We can gradually restart the economic system for the under-55 age group by carrying out blanket tests and continuing to take hygienic measures to counter the spread. Positive cases must be immediately quarantined and isolated from the rest. There is a need for a sense of civic responsibility to protect everyone, and every person in that age group absolutely must undergo the test and react immediately to any symptoms of the disease. Let us remember, however, that we are talking about a group where the mortality rate is 0.1%. Once we have managed this age group, we can proceed to the 55–65 age group, gradually letting the cases that have been tested negative return to normal life. Once we have managed the under 55 and 55–65 bands, we continue to monitor seriously and run tests. This is what they did in South Korea and brought tangible results. It is also what they are doing in Germany, Austria, and Norway: testing, testing, and more testing.

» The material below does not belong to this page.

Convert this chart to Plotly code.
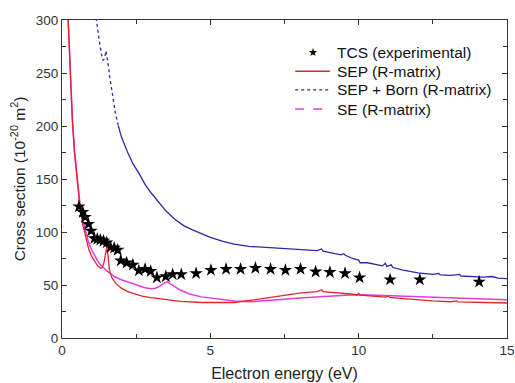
import plotly.graph_objects as go

# Measured total cross sections (stars)
tcs_energy = [0.57, 0.70, 0.78, 0.89, 0.98, 1.09, 1.19, 1.29, 1.40, 1.51, 1.64, 1.76, 1.88,
              1.98, 2.18, 2.39, 2.59, 2.80, 2.99, 3.20, 3.50, 3.73, 4.02, 4.52, 5.02, 5.53,
              6.02, 6.52, 7.03, 7.53, 8.04, 8.55, 9.03, 9.54, 10.03, 11.06, 12.06, 14.06]
tcs_value = [124, 118.6, 114, 107.5, 101, 94, 93.4, 92.5, 91.5, 90, 85.5, 85, 83,
             73, 71, 69, 63.5, 65, 63, 57, 58, 60, 60, 61, 64, 65,
             65, 66, 65, 64, 65, 62.5, 62, 61, 57, 55, 55, 53]

# SEP (R-matrix)
sep_energy = [0.20, 0.28, 0.35, 0.42, 0.50, 0.60, 0.70, 0.80, 0.90, 1.00, 1.10, 1.20, 1.30,
              1.36, 1.42, 1.47, 1.51, 1.55, 1.60, 1.68, 1.80, 2.0, 2.2, 2.4, 2.7, 3.0, 3.5,
              4.0, 4.7, 5.3, 5.8, 6.35, 6.9, 7.5, 8.0, 8.6, 8.75, 8.8, 9.2, 9.5, 9.73, 9.95,
              10.0, 10.05, 10.4, 10.9, 11.0, 11.05, 11.5, 12.0, 12.5, 13.1, 13.3, 13.35,
              13.8, 14.2, 14.6, 14.8, 15.0]
sep_value = [305, 250, 205, 175, 152, 125, 107, 94, 84, 77, 72, 68, 66,
             66.5, 72, 82, 86, 78, 64, 57, 52, 47, 44, 42, 39.5, 38, 36,
             34.5, 33.5, 33.3, 33.5, 35.5, 38, 40.5, 42.3, 43.8, 45.5, 43.8, 43, 42, 41.5, 40.6,
             42, 40.5, 39.8, 38.6, 39.5, 38.3, 37.2, 36, 35, 34.2, 35, 34,
             33.6, 33.2, 33.4, 32.8, 33]

# SEP + Born (R-matrix)
born_energy = [1.15, 1.20, 1.27, 1.33, 1.38, 1.42, 1.46, 1.49, 1.51, 1.54, 1.6, 1.7, 1.8,
               1.9, 2.0, 2.2, 2.4, 2.6, 2.8, 3.0, 3.2, 3.5, 3.8, 4.1, 4.4, 4.7, 5.0, 5.4,
               5.8, 6.3, 6.8, 7.5, 8.0, 8.6, 8.75, 8.8, 9.2, 9.4, 9.5, 9.55, 9.8, 10.0,
               10.05, 10.3, 10.8, 10.9, 10.95, 11.1, 11.15, 11.5, 12.0, 12.5, 12.7, 12.75,
               13.1, 13.4, 13.45, 13.8, 14.2, 14.5, 14.7, 15.0]
born_value = [302, 290, 278, 268, 262, 263, 270, 271, 265, 262, 248, 228, 212,
              200, 190, 176, 164, 155, 145, 137, 130, 120, 112, 106, 102, 98.5, 95, 91.5,
              88.5, 86.5, 85.5, 84.6, 83.8, 82.4, 84, 82, 79.5, 78.5, 79.5, 78, 75, 73.5,
              71, 71, 68, 70.5, 67.5, 69, 66.5, 64, 61.5, 60, 61, 59.5,
              59, 60, 58.5, 58, 57.5, 58, 56.5, 56]

# SE (R-matrix)
se_energy = [0.20, 0.28, 0.35, 0.42, 0.50, 0.60, 0.70, 0.80, 0.90, 1.00, 1.10, 1.20, 1.30,
             1.40, 1.50, 1.62, 1.80, 2.0, 2.2, 2.4, 2.6, 2.8, 3.0, 3.15, 3.3, 3.45, 3.55,
             3.65, 3.8, 4.0, 4.3, 4.7, 5.2, 5.8, 6.4, 7.0, 7.5, 8.0, 8.6, 9.2, 9.7, 10.1,
             10.5, 11.0, 12.0, 13.0, 14.0, 15.0]
se_value = [305, 250, 207, 177, 153, 128, 111, 99, 90, 83, 77.5, 73, 69,
            66, 63.5, 61, 57.5, 55, 53, 51, 49, 47.5, 46.5, 47, 49, 52, 53,
            51.5, 48.5, 45, 41.5, 38.8, 36.8, 35, 34.2, 35.2, 36.5, 37.8, 39, 40, 40.6, 40.8,
            40.4, 39.8, 38.5, 37.5, 36.7, 36]

x_ticks = [0, 5, 10, 15]
y_ticks = [0, 50, 100, 150, 200, 250, 300]

legend_labels = ["TCS (experimental)", "SEP (R-matrix)", "SEP + Born (R-matrix)", "SE (R-matrix)"]

RED = "#e3242b"
BLUE = "#2a2aa8"
MAGENTA = "#e03ce0"
INK = "#222222"
FONT = "Liberation Sans, Arial, sans-serif"

fig = go.Figure()

# SEP + Born: sparse steep part drawn dotted, the rest solid
split = 13  # index of 1.9 eV
fig.add_trace(go.Scatter(x=born_energy[:split + 1], y=born_value[:split + 1], mode="lines",
                         line=dict(color=BLUE, width=1.3, dash="dot"), showlegend=False))
fig.add_trace(go.Scatter(x=born_energy[split:], y=born_value[split:], mode="lines",
                         line=dict(color=BLUE, width=1.3), showlegend=False))
fig.add_trace(go.Scatter(x=se_energy, y=se_value, mode="lines",
                         line=dict(color=MAGENTA, width=1.5), showlegend=False))
fig.add_trace(go.Scatter(x=sep_energy, y=sep_value, mode="lines",
                         line=dict(color=RED, width=1.3), showlegend=False))
fig.add_trace(go.Scatter(x=tcs_energy, y=tcs_value, mode="markers",
                         marker=dict(symbol="star", size=10, color="black"),
                         showlegend=False))

# Legend block (paper coordinates, compact row spacing)
row_y = [0.899, 0.839, 0.780, 0.720]
sample_x0, sample_x1, text_x = 0.524, 0.602, 0.613
sample_styles = [None, ("solid", RED, 1.6), ("dot", BLUE, 1.3), ("dash", MAGENTA, 1.6)]
for label, yy, style in zip(legend_labels, row_y, sample_styles):
    if style is None:
        fig.add_annotation(x=(sample_x0 + sample_x1) / 2, y=yy, xref="paper", yref="paper",
                           text="★", showarrow=False, xanchor="center", yanchor="middle",
                           font=dict(size=11, color="black", family="DejaVu Sans"))
    else:
        dash, color, width = style
        fig.add_shape(type="line", xref="paper", yref="paper", x0=sample_x0, x1=sample_x1,
                      y0=yy, y1=yy, line=dict(color=color, width=width, dash=dash))
    fig.add_annotation(x=text_x, y=yy, xref="paper", yref="paper", text=label,
                       showarrow=False, xanchor="left", yanchor="middle",
                       font=dict(size=15.5, color="#111", family=FONT))

axis_common = dict(showline=True, linecolor="#333", linewidth=1, mirror="allticks",
                   ticks="inside", ticklen=5, tickcolor="#333", showgrid=False,
                   zeroline=False, automargin=False,
                   tickfont=dict(size=13.5, color="#333", family=FONT))

fig.update_xaxes(range=[0, 15], tickvals=x_ticks, ticktext=[str(v) for v in x_ticks],
                 minor=dict(ticks="inside", dtick=2.5, tick0=0, ticklen=4, tickcolor="#333"),
                 title=dict(text="Electron energy (eV)", font=dict(size=16, color=INK, family=FONT),
                            standoff=10),
                 **axis_common)
fig.update_yaxes(range=[0, 300], tickvals=y_ticks, ticktext=[str(v) for v in y_ticks],
                 minor=dict(ticks="inside", dtick=25, tick0=0, ticklen=4, tickcolor="#333"),
                 title=dict(text="Cross section (10<sup>-20</sup> m<sup>2</sup>)",
                            font=dict(size=15.5, color=INK, family=FONT), standoff=6),
                 **axis_common)

fig.update_layout(
    width=515, height=383,
    margin=dict(l=62, r=8, t=20, b=45, autoexpand=False),
    plot_bgcolor="white", paper_bgcolor="white",
    font=dict(family=FONT, color=INK),
    showlegend=False,
)

fig.write_html("out.html")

That’s the real question. We are one of the richest countries in the world, we have one of the largest pharmaceutical industries in the world, but do we have enough tests to handle the situation? Do we have at least 10 million tests available right now, in this precise moment? I see that Roche is providing tests to the United States, but how many tests have been allocated to Switzerland? Can our politicians give us this number? According to SwissInfo, around 6,000 tests are carried out in Switzerland every day. If this is true, we are a long way from the number of tests it takes to get correct figures and make decisions based on facts. Roche’s CEO Severin Schwan admitted on 19.3.2020 that it is not possible to perform sweeping tests because demand far exceeds the supply that Roche can guarantee. Despite the World Health Organization’s recommendation to follow sweep tests. “Demand far exceeds supply,” said the number one pharmaceutical giant in Basel during a virtual press meeting organized by the International Federation of Pharmaceutical Manufacturers and Associations (IFPMA). “It is important that the tests are initially targeted at patients at risk and those with symptoms. Large-scale testing is simply not possible,” added Schwan. Let’s forget the South Corea Model for Switzerland, unfortunately.
It is sad to see that it is not possible to pursue a serious policy of containing the epidemic and, in the meantime, safeguarding the economy in Switzerland. This for two main reasons: the lack of reliable numbers, and the lack of what would help us get reliable numbers, the famous tests. With this in mind, it was decided to follow a very dangerous socioeconomic path: “stay at home!”. The problem is that every day we stay at home, it will become more and more difficult to manage an economic, political and social situation. As I said before, the danger is the advance of political opportunism that will lead to unimaginable social, economic and political models. The Post-COVID-19 society.